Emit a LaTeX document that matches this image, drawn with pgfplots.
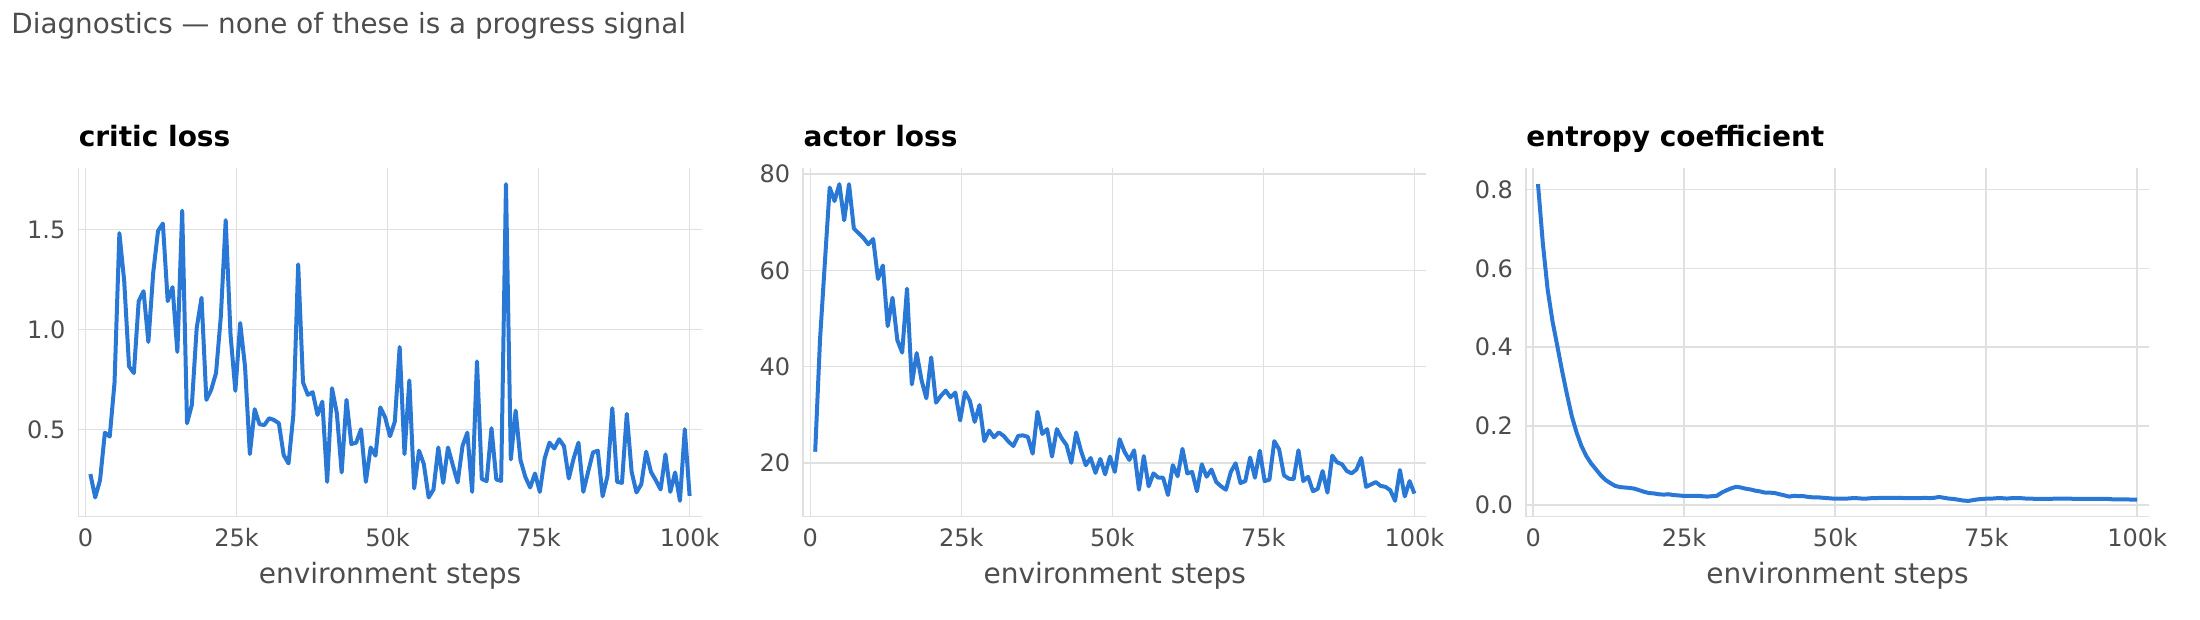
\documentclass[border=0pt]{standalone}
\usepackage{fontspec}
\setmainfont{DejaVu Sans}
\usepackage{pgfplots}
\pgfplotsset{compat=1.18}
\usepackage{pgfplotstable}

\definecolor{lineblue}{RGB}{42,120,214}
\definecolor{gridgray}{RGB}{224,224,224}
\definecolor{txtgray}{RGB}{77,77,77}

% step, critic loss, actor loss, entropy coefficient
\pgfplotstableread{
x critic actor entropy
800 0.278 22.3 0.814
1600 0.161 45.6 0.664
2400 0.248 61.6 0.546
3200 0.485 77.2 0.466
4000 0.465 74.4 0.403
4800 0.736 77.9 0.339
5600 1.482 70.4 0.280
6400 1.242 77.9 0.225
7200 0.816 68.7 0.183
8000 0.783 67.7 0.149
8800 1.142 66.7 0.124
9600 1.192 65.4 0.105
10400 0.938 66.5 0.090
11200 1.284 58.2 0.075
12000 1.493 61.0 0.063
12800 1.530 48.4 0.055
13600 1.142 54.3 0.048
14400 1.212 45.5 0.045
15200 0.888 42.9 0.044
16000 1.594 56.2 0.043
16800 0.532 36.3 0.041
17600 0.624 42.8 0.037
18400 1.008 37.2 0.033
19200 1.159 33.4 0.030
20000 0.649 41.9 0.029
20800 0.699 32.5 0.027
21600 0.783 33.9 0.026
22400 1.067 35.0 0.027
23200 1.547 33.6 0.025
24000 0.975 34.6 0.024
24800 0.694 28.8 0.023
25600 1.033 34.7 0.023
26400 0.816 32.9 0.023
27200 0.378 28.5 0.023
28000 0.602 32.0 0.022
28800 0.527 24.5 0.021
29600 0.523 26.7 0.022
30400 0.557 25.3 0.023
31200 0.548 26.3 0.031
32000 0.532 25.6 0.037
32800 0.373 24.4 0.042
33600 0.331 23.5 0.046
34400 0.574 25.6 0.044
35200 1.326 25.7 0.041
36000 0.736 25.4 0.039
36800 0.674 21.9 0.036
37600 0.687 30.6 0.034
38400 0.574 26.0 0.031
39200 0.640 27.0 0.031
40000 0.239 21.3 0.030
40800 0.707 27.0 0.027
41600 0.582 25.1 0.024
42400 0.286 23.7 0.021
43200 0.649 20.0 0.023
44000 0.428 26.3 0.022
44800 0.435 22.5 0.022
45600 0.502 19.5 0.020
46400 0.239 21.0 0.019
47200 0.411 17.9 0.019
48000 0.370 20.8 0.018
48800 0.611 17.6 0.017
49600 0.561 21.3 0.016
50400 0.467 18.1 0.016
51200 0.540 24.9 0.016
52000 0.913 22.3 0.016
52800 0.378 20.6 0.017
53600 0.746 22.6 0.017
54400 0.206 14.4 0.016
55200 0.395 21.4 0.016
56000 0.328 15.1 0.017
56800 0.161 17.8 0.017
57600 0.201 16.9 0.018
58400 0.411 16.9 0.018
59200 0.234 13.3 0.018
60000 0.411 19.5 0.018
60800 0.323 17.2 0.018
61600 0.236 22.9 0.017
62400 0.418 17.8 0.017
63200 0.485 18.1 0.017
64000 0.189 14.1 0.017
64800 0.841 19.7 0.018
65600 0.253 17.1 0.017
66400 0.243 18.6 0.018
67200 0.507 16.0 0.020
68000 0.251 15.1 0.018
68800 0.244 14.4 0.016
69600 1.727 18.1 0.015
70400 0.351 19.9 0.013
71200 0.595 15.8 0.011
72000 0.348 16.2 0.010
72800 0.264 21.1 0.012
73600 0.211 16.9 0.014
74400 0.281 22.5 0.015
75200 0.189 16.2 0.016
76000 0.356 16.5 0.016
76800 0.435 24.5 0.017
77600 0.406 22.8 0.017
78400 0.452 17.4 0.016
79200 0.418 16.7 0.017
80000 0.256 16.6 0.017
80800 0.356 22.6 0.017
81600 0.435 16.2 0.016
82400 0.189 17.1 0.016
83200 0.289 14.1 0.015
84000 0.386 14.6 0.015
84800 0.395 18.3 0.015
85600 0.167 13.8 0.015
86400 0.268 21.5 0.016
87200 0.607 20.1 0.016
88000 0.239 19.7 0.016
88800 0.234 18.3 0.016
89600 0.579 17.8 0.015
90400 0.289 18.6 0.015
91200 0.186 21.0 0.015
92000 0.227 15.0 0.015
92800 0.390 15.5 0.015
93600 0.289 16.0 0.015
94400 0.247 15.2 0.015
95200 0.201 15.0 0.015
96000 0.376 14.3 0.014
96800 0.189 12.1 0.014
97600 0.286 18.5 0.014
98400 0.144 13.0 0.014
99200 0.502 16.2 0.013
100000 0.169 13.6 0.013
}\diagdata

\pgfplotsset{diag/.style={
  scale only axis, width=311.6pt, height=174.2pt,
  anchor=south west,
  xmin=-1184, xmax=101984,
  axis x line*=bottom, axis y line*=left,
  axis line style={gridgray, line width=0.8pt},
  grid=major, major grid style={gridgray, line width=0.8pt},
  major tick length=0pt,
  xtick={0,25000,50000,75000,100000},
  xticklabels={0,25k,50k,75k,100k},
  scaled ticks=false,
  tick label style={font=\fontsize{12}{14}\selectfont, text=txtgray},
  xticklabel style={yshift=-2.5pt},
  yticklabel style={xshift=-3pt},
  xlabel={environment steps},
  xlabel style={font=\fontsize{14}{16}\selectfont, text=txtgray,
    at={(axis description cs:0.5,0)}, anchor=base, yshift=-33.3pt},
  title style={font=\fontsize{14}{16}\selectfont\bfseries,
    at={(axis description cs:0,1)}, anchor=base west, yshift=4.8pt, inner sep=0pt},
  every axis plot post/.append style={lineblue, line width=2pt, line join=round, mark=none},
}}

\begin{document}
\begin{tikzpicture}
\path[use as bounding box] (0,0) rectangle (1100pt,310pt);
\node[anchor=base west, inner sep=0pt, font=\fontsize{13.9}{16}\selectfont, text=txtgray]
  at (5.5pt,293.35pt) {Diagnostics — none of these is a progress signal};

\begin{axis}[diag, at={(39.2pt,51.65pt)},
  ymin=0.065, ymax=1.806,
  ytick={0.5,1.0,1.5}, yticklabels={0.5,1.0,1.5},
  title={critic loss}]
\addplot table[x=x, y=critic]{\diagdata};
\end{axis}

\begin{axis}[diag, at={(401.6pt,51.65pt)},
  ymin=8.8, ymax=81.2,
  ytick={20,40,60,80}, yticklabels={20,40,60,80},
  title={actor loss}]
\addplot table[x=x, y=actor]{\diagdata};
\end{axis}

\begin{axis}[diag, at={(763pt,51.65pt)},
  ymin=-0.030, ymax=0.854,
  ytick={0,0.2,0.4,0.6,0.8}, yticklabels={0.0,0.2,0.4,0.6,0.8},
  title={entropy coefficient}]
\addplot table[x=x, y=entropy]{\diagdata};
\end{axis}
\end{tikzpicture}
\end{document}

# DIRECTION:
Reproduce every line above as written, skipping pictures.

# COMPLETE ANSWER:
Emit a LaTeX document that matches this image, drawn with pgfplots.
\documentclass[border=0pt]{standalone}
\usepackage{fontspec}
\setmainfont{DejaVu Sans}
\usepackage{pgfplots}
\pgfplotsset{compat=1.18}
\usepackage{pgfplotstable}

\definecolor{lineblue}{RGB}{42,120,214}
\definecolor{gridgray}{RGB}{224,224,224}
\definecolor{txtgray}{RGB}{77,77,77}

% step, critic loss, actor loss, entropy coefficient
\pgfplotstableread{
x critic actor entropy
800 0.278 22.3 0.814
1600 0.161 45.6 0.664
2400 0.248 61.6 0.546
3200 0.485 77.2 0.466
4000 0.465 74.4 0.403
4800 0.736 77.9 0.339
5600 1.482 70.4 0.280
6400 1.242 77.9 0.225
7200 0.816 68.7 0.183
8000 0.783 67.7 0.149
8800 1.142 66.7 0.124
9600 1.192 65.4 0.105
10400 0.938 66.5 0.090
11200 1.284 58.2 0.075
12000 1.493 61.0 0.063
12800 1.530 48.4 0.055
13600 1.142 54.3 0.048
14400 1.212 45.5 0.045
15200 0.888 42.9 0.044
16000 1.594 56.2 0.043
16800 0.532 36.3 0.041
17600 0.624 42.8 0.037
18400 1.008 37.2 0.033
19200 1.159 33.4 0.030
20000 0.649 41.9 0.029
20800 0.699 32.5 0.027
21600 0.783 33.9 0.026
22400 1.067 35.0 0.027
23200 1.547 33.6 0.025
24000 0.975 34.6 0.024
24800 0.694 28.8 0.023
25600 1.033 34.7 0.023
26400 0.816 32.9 0.023
27200 0.378 28.5 0.023
28000 0.602 32.0 0.022
28800 0.527 24.5 0.021
29600 0.523 26.7 0.022
30400 0.557 25.3 0.023
31200 0.548 26.3 0.031
32000 0.532 25.6 0.037
32800 0.373 24.4 0.042
33600 0.331 23.5 0.046
34400 0.574 25.6 0.044
35200 1.326 25.7 0.041
36000 0.736 25.4 0.039
36800 0.674 21.9 0.036
37600 0.687 30.6 0.034
38400 0.574 26.0 0.031
39200 0.640 27.0 0.031
40000 0.239 21.3 0.030
40800 0.707 27.0 0.027
41600 0.582 25.1 0.024
42400 0.286 23.7 0.021
43200 0.649 20.0 0.023
44000 0.428 26.3 0.022
44800 0.435 22.5 0.022
45600 0.502 19.5 0.020
46400 0.239 21.0 0.019
47200 0.411 17.9 0.019
48000 0.370 20.8 0.018
48800 0.611 17.6 0.017
49600 0.561 21.3 0.016
50400 0.467 18.1 0.016
51200 0.540 24.9 0.016
52000 0.913 22.3 0.016
52800 0.378 20.6 0.017
53600 0.746 22.6 0.017
54400 0.206 14.4 0.016
55200 0.395 21.4 0.016
56000 0.328 15.1 0.017
56800 0.161 17.8 0.017
57600 0.201 16.9 0.018
58400 0.411 16.9 0.018
59200 0.234 13.3 0.018
60000 0.411 19.5 0.018
60800 0.323 17.2 0.018
61600 0.236 22.9 0.017
62400 0.418 17.8 0.017
63200 0.485 18.1 0.017
64000 0.189 14.1 0.017
64800 0.841 19.7 0.018
65600 0.253 17.1 0.017
66400 0.243 18.6 0.018
67200 0.507 16.0 0.020
68000 0.251 15.1 0.018
68800 0.244 14.4 0.016
69600 1.727 18.1 0.015
70400 0.351 19.9 0.013
71200 0.595 15.8 0.011
72000 0.348 16.2 0.010
72800 0.264 21.1 0.012
73600 0.211 16.9 0.014
74400 0.281 22.5 0.015
75200 0.189 16.2 0.016
76000 0.356 16.5 0.016
76800 0.435 24.5 0.017
77600 0.406 22.8 0.017
78400 0.452 17.4 0.016
79200 0.418 16.7 0.017
80000 0.256 16.6 0.017
80800 0.356 22.6 0.017
81600 0.435 16.2 0.016
82400 0.189 17.1 0.016
83200 0.289 14.1 0.015
84000 0.386 14.6 0.015
84800 0.395 18.3 0.015
85600 0.167 13.8 0.015
86400 0.268 21.5 0.016
87200 0.607 20.1 0.016
88000 0.239 19.7 0.016
88800 0.234 18.3 0.016
89600 0.579 17.8 0.015
90400 0.289 18.6 0.015
91200 0.186 21.0 0.015
92000 0.227 15.0 0.015
92800 0.390 15.5 0.015
93600 0.289 16.0 0.015
94400 0.247 15.2 0.015
95200 0.201 15.0 0.015
96000 0.376 14.3 0.014
96800 0.189 12.1 0.014
97600 0.286 18.5 0.014
98400 0.144 13.0 0.014
99200 0.502 16.2 0.013
100000 0.169 13.6 0.013
}\diagdata

\pgfplotsset{diag/.style={
  scale only axis, width=311.6pt, height=174.2pt,
  anchor=south west,
  xmin=-1184, xmax=101984,
  axis x line*=bottom, axis y line*=left,
  axis line style={gridgray, line width=0.8pt},
  grid=major, major grid style={gridgray, line width=0.8pt},
  major tick length=0pt,
  xtick={0,25000,50000,75000,100000},
  xticklabels={0,25k,50k,75k,100k},
  scaled ticks=false,
  tick label style={font=\fontsize{12}{14}\selectfont, text=txtgray},
  xticklabel style={yshift=-2.5pt},
  yticklabel style={xshift=-3pt},
  xlabel={environment steps},
  xlabel style={font=\fontsize{14}{16}\selectfont, text=txtgray,
    at={(axis description cs:0.5,0)}, anchor=base, yshift=-33.3pt},
  title style={font=\fontsize{14}{16}\selectfont\bfseries,
    at={(axis description cs:0,1)}, anchor=base west, yshift=4.8pt, inner sep=0pt},
  every axis plot post/.append style={lineblue, line width=2pt, line join=round, mark=none},
}}

\begin{document}
\begin{tikzpicture}
\path[use as bounding box] (0,0) rectangle (1100pt,310pt);
\node[anchor=base west, inner sep=0pt, font=\fontsize{13.9}{16}\selectfont, text=txtgray]
  at (5.5pt,293.35pt) {Diagnostics — none of these is a progress signal};

\begin{axis}[diag, at={(39.2pt,51.65pt)},
  ymin=0.065, ymax=1.806,
  ytick={0.5,1.0,1.5}, yticklabels={0.5,1.0,1.5},
  title={critic loss}]
\addplot table[x=x, y=critic]{\diagdata};
\end{axis}

\begin{axis}[diag, at={(401.6pt,51.65pt)},
  ymin=8.8, ymax=81.2,
  ytick={20,40,60,80}, yticklabels={20,40,60,80},
  title={actor loss}]
\addplot table[x=x, y=actor]{\diagdata};
\end{axis}

\begin{axis}[diag, at={(763pt,51.65pt)},
  ymin=-0.030, ymax=0.854,
  ytick={0,0.2,0.4,0.6,0.8}, yticklabels={0.0,0.2,0.4,0.6,0.8},
  title={entropy coefficient}]
\addplot table[x=x, y=entropy]{\diagdata};
\end{axis}
\end{tikzpicture}
\end{document}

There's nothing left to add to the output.